Step 2: Define Intents
You can define intents in the console. For example:
“`json
{
“interactionModel”: {
“languageModel”: {
“intents”: [
{
“name”: “HelloWorldIntent”,
“samples”: [
“say hello”,
“greet me”
]
}
],
“types”: []
}
}
}
“`
Step 3: Write the Backend Code
You typically use AWS Lambda to handle the backend logic for Alexa skills. Here’s an example code snippet in Node.js:
“`javascript
const Alexa = require(‘ask-sdk-core’);
const HelloWorldIntentHandler = {
canHandle(handlerInput) {
return Alexa.getRequestType(handlerInput.requestEnvelope) === ‘IntentRequest’
&& Alexa.getIntentName(handlerInput.requestEnvelope) === ‘HelloWorldIntent’;
},
handle(handlerInput) {
const speakOutput = ‘Hello, how can I assist you today?’;
return handlerInput.responseBuilder
.speak(speakOutput)
.getResponse();
}
};
const LaunchRequestHandler = {
canHandle(handlerInput) {
return Alexa.getRequestType(handlerInput.requestEnvelope) === ‘LaunchRequest’;
},
handle(handlerInput) {
const speakOutput = ‘Welcome to my Alexa skill!’;
return handlerInput.responseBuilder
.speak(speakOutput)
.getResponse();
}
};
const HelpIntentHandler = {
canHandle(handlerInput) {
return Alexa.getRequestType(handlerInput.requestEnvelope) === ‘IntentRequest’
&& Alexa.getIntentName(handlerInput.requestEnvelope) === ‘AMAZON.HelpIntent’;
},
handle(handlerInput) {
const speakOutput = ‘You can say hello to me!’;
return handlerInput.responseBuilder
.speak(speakOutput)
.getResponse();
}
};
// Default handler for unrecognized intents
const FallbackIntentHandler = {
canHandle(handlerInput) {
return Alexa.getRequestType(handlerInput.requestEnvelope) === ‘IntentRequest’
&& Alexa.getIntentName(handlerInput.requestEnvelope) === ‘AMAZON.FallbackIntent’;
},
handle(handlerInput) {
const speakOutput = ‘Sorry, I didn’t get that.
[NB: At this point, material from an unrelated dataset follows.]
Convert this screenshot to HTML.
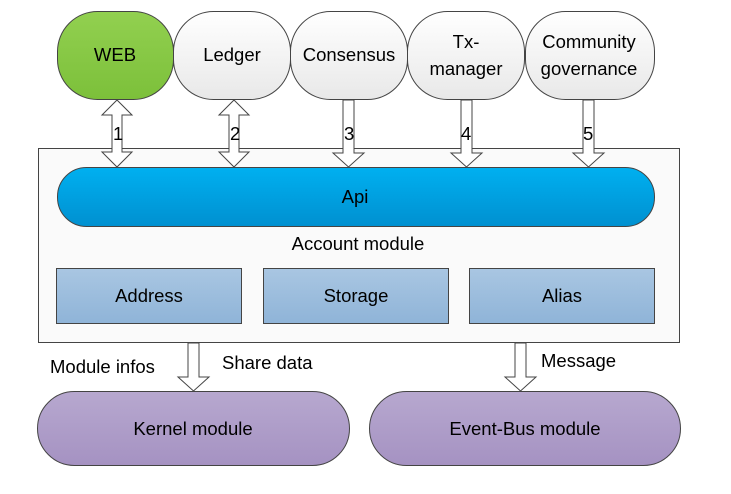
<!DOCTYPE html>
<html><head><style>body{margin:0;background:#fff}svg{display:block}text{font-family:"Liberation Sans",sans-serif;font-size:18.5px;fill:#000}</style></head><body>
<svg width="731" height="494" viewBox="0 0 731 494" xmlns="http://www.w3.org/2000/svg">
<defs>
<linearGradient id="gw" x1="0" y1="0" x2="0" y2="1"><stop offset="0" stop-color="#ffffff"/><stop offset="1" stop-color="#e8e8e8"/></linearGradient>
<linearGradient id="gg" x1="0" y1="0" x2="0" y2="1"><stop offset="0" stop-color="#92d050"/><stop offset="1" stop-color="#7cc03a"/></linearGradient>
<linearGradient id="gb" x1="0" y1="0" x2="0" y2="1"><stop offset="0" stop-color="#00b0f0"/><stop offset="1" stop-color="#0090d0"/></linearGradient>
<linearGradient id="gs" x1="0" y1="0" x2="0" y2="1"><stop offset="0" stop-color="#a9c6e2"/><stop offset="1" stop-color="#8fb4d8"/></linearGradient>
<linearGradient id="gp" x1="0" y1="0" x2="0" y2="1"><stop offset="0" stop-color="#b7a8cf"/><stop offset="1" stop-color="#a592c2"/></linearGradient>
</defs>
<rect x="38.5" y="148.5" width="641" height="194" fill="#fafafa" stroke="#444"/>
<rect x="57.5" y="11.5" width="116" height="88" rx="40" fill="url(#gg)" stroke="#444"/>
<rect x="173.5" y="11.5" width="117" height="88" rx="40" fill="url(#gw)" stroke="#444"/>
<rect x="290.5" y="11.5" width="117" height="88" rx="40" fill="url(#gw)" stroke="#444"/>
<rect x="407.5" y="11.5" width="117" height="88" rx="40" fill="url(#gw)" stroke="#444"/>
<rect x="525.5" y="11.5" width="129" height="88" rx="40" fill="url(#gw)" stroke="#444"/>
<text x="115" y="61" text-anchor="middle">WEB</text>
<text x="232" y="61" text-anchor="middle">Ledger</text>
<text x="349" y="61" text-anchor="middle">Consensus</text>
<text x="466" y="48" text-anchor="middle">Tx-</text>
<text x="466" y="75" text-anchor="middle">manager</text>
<text x="589" y="48" text-anchor="middle">Community</text>
<text x="589" y="75" text-anchor="middle">governance</text>
<g fill="#fff" stroke="#444">
<path d="M117 100 L132 115 L122 115 L122 152 L132 152 L117 167 L102 152 L112 152 L112 115 L102 115 Z"/>
<path d="M234 100 L249 115 L239 115 L239 152 L249 152 L234 167 L219 152 L229 152 L229 115 L219 115 Z"/>
<path d="M343 100 L354 100 L354 153 L364 153 L348.5 167 L333 153 L343 153 Z"/>
<path d="M461 100 L472 100 L472 153 L482 153 L466.5 167 L451 153 L461 153 Z"/>
<path d="M583 100 L594 100 L594 153 L604 153 L588.5 167 L573 153 L583 153 Z"/>
<path d="M188 343 L199 343 L199 377 L209 377 L193.5 391 L178 377 L188 377 Z"/>
<path d="M515 343 L526 343 L526 377 L536 377 L520.5 391 L505 377 L515 377 Z"/>
</g>
<text x="113" y="140">1</text><text x="230" y="140">2</text><text x="344" y="140">3</text><text x="461" y="140">4</text><text x="583" y="140">5</text>
<rect x="57.5" y="167.5" width="597" height="59" rx="29" fill="url(#gb)" stroke="#444"/>
<text x="355" y="203" text-anchor="middle">Api</text>
<text x="358" y="250" text-anchor="middle">Account module</text>
<rect x="56.5" y="268.5" width="185" height="55" fill="url(#gs)" stroke="#444"/>
<rect x="263.5" y="268.5" width="185" height="55" fill="url(#gs)" stroke="#444"/>
<rect x="469.5" y="268.5" width="185" height="55" fill="url(#gs)" stroke="#444"/>
<text x="149" y="302" text-anchor="middle">Address</text>
<text x="356" y="302" text-anchor="middle">Storage</text>
<text x="562" y="302" text-anchor="middle">Alias</text>
<text x="50" y="373">Module infos</text>
<text x="222" y="369">Share data</text>
<text x="541" y="367">Message</text>
<rect x="37.5" y="391.5" width="312" height="74" rx="37" fill="url(#gp)" stroke="#444"/>
<rect x="369.5" y="391.5" width="311" height="74" rx="37" fill="url(#gp)" stroke="#444"/>
<text x="193" y="435" text-anchor="middle">Kernel module</text>
<text x="525" y="435" text-anchor="middle">Event-Bus module</text>
</svg>
</body></html>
You can say help to get assistance.’;
return handlerInput.responseBuilder
.speak(speakOutput)
.getResponse();
}
};
const skillBuilder = Alexa.SkillBuilders.custom();
exports.handler = skillBuilder
.addRequestHandlers(
LaunchRequestHandler,
HelloWorldIntentHandler,
HelpIntentHandler,
FallbackIntentHandler
)
.lambda();
“`
Step 4: Deploy Your Skill
Deploy your code as an AWS Lambda function, link it to your Alexa skill on the Alexa Developer Console, and enable testing.
- Testing Your Voice Interface
– Testing in Console: Use the built-in simulator in the Alexa Developer Console or Google Actions Console to test your voice commands.
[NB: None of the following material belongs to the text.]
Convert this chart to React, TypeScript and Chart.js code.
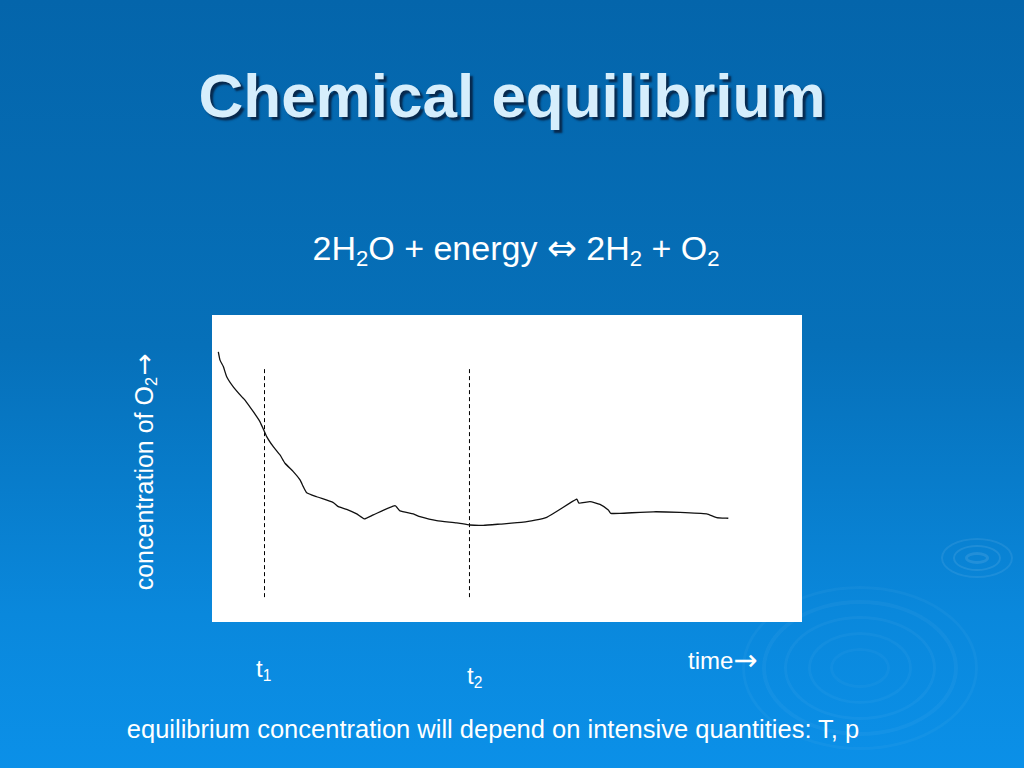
import React, { useEffect, useRef } from "react";
import { Chart, registerables } from "chart.js";

Chart.register(...registerables);

// Curve of O2 concentration over time (arbitrary units, 0..100)
const curveTime = [
  1.07, 1.36, 1.92, 2.49, 3.61, 5.03, 5.59, 7.0, 8.14, 9.27, 10.39, 11.53, 12.37,
  13.78, 14.92, 15.47, 16.05, 17.75, 20.56, 21.41, 22.83, 24.53, 25.81, 27.34,
  31.02, 31.86, 34.12, 35.25, 38.08, 41.47, 43.73, 45.98, 48.81, 52.76, 56.73,
  61.81, 62.2, 64.07, 65.76, 67.17, 67.58, 69.15, 74.8, 79.32, 83.85, 85.54, 87.51,
];
const curveConc = [
  88.0, 85.3, 83.2, 79.9, 76.6, 73.4, 72.3, 68.5, 65.2, 60.4, 57.1, 54.4, 51.7,
  49.0, 46.3, 44.1, 42.1, 40.8, 38.9, 37.6, 36.7, 35.2, 33.6, 34.9,
  37.9, 36.2, 35.2, 34.3, 33.0, 32.3, 31.6, 31.5, 31.9, 32.5, 34.1,
  40.0, 38.7, 39.2, 38.3, 36.5, 35.4, 35.4, 35.9, 35.7, 35.2, 34.0, 33.8,
];
// Times of the dashed markers t1, t2 and their vertical extent
const markerTimes = [8.9, 43.64];
const markerSpan = [8.1, 83.1];
const axisMin = 0;
const axisMax = 100;

const FONT = "'Liberation Sans', Arial, Helvetica, sans-serif";
const ARROW_FONT = "'DejaVu Sans', sans-serif";

function ChartBox() {
  const ref = useRef<HTMLCanvasElement | null>(null);
  useEffect(() => {
    if (!ref.current) return;
    const curve = curveTime.map((t, i) => ({ x: t, y: curveConc[i] }));
    const markers = markerTimes.map((t) => ({
      data: markerSpan.map((c) => ({ x: t, y: c })),
      showLine: true,
      borderColor: "#000000",
      borderWidth: 1,
      borderDash: [4, 3],
      pointRadius: 0,
    }));
    const chart = new Chart(ref.current, {
      type: "scatter",
      data: {
        datasets: [
          {
            data: curve,
            showLine: true,
            borderColor: "#111111",
            borderWidth: 1.3,
            pointRadius: 0,
            tension: 0.15,
          },
          ...markers,
        ],
      },
      options: {
        responsive: false,
        animation: false,
        layout: { padding: 0 },
        plugins: { legend: { display: false }, tooltip: { enabled: false } },
        scales: {
          x: { type: "linear", min: axisMin, max: axisMax, display: false },
          y: { type: "linear", min: axisMin, max: axisMax, display: false },
        },
      },
    });
    return () => chart.destroy();
  }, []);
  return (
    <canvas
      ref={ref}
      width={590}
      height={307}
      style={{ position: "absolute", left: 212, top: 315, width: 590, height: 307, background: "#ffffff" }}
    />
  );
}

const ring = (cx: number, cy: number, rx: number, ry: number, w: number, a: number) => (
  <div
    style={{
      position: "absolute",
      left: cx - rx,
      top: cy - ry,
      width: rx * 2,
      height: ry * 2,
      borderRadius: "50%",
      border: `${w}px solid rgba(255,255,255,${a})`,
      boxSizing: "border-box",
    }}
  />
);

export default function App() {
  const sub: React.CSSProperties = { fontSize: "0.65em", verticalAlign: "-0.25em" };
  const arrow: React.CSSProperties = { fontFamily: ARROW_FONT, fontSize: "1.05em", marginLeft: "0.05em" };
  return (
    <div
      style={{
        position: "absolute",
        left: 0,
        top: 0,
        width: 1024,
        height: 768,
        overflow: "hidden",
        background: "linear-gradient(180deg, #0465ab 0%, #0670b9 45%, #0a88dc 80%, #0b90e8 100%)",
        fontFamily: FONT,
        color: "#ffffff",
      }}
    >
      {ring(860, 668, 118, 82, 3, 0.035)}
      {ring(860, 668, 98, 68, 4, 0.04)}
      {ring(860, 668, 76, 52, 3, 0.04)}
      {ring(860, 668, 52, 36, 3, 0.035)}
      {ring(860, 668, 30, 20, 3, 0.03)}
      {ring(977, 558, 36, 20, 2, 0.08)}
      {ring(977, 558, 24, 13, 2, 0.09)}
      {ring(977, 558, 12, 6, 3, 0.1)}

      <div
        style={{
          position: "absolute",
          left: 0,
          width: 1024,
          top: 65,
          textAlign: "center",
          fontSize: 62,
          lineHeight: 1,
          fontWeight: "bold",
          color: "#d6eefc",
          textShadow: "3px 3px 2px #07294d",
        }}
      >
        Chemical equilibrium
      </div>

      <div
        style={{
          position: "absolute",
          left: 4,
          width: 1024,
          top: 230,
          textAlign: "center",
          fontSize: 34,
          lineHeight: 1,
          whiteSpace: "nowrap",
        }}
      >
        2H<span style={sub}>2</span>O + energy <span style={{ fontFamily: ARROW_FONT, fontSize: "1.05em" }}>⇔</span> 2H
        <span style={sub}>2</span> + O<span style={sub}>2</span>
      </div>

      <div
        style={{
          position: "absolute",
          left: 144 - 150,
          top: 472 - 13,
          width: 300,
          height: 26,
          textAlign: "center",
          fontSize: 25,
          lineHeight: 1,
          whiteSpace: "nowrap",
          transform: "rotate(-90deg)",
        }}
      >
        concentration of O<span style={sub}>2</span>
        <span style={arrow}>→</span>
      </div>

      <ChartBox />

      <div style={{ position: "absolute", left: 256, top: 657, fontSize: 24, lineHeight: 1 }}>
        t<span style={sub}>1</span>
      </div>
      <div style={{ position: "absolute", left: 467, top: 664, fontSize: 24, lineHeight: 1 }}>
        t<span style={sub}>2</span>
      </div>
      <div style={{ position: "absolute", left: 688, top: 646, fontSize: 24, lineHeight: 1, whiteSpace: "nowrap" }}>
        time<span style={{ fontFamily: ARROW_FONT, fontSize: "1.2em", verticalAlign: "-0.05em" }}>→</span>
      </div>

      <div
        style={{
          position: "absolute",
          left: 0,
          width: 1024,
          top: 717,
          textAlign: "center",
          fontSize: 25.5,
          lineHeight: 1,
          whiteSpace: "nowrap",
        }}
      >
        <span style={{ position: "relative", left: -19 }}>
          equilibrium concentration will depend on intensive quantities: T, p
        </span>
      </div>
    </div>
  );
}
– Physical Devices: Test on actual devices to experience real-world performance.
- Enhance Your Application
– Add More Intents: Expand your skills by adding more intents and corresponding functionality.
– Context Management: Implement session attributes to maintain the context of the conversation.
– Integration with APIs: Use external APIs for dynamic responses, such as fetching weather information or retrieving news.
- Continuously Improve
– User Feedback: Gather feedback from users to enhance your voice interface.
– Analyze Logs: Monitor usage logs to understand common interactions and improve your voice commands and responses.
Conclusion
Building voice interfaces is an exciting opportunity to create engaging applications. By understanding the basic principles, choosing a platform, designing your interface, and writing effective code, you can create powerful voice applications. Keep experimenting with different commands, intents, and integrations, and stay up-to-date with developments in voice technology to enhance your skills.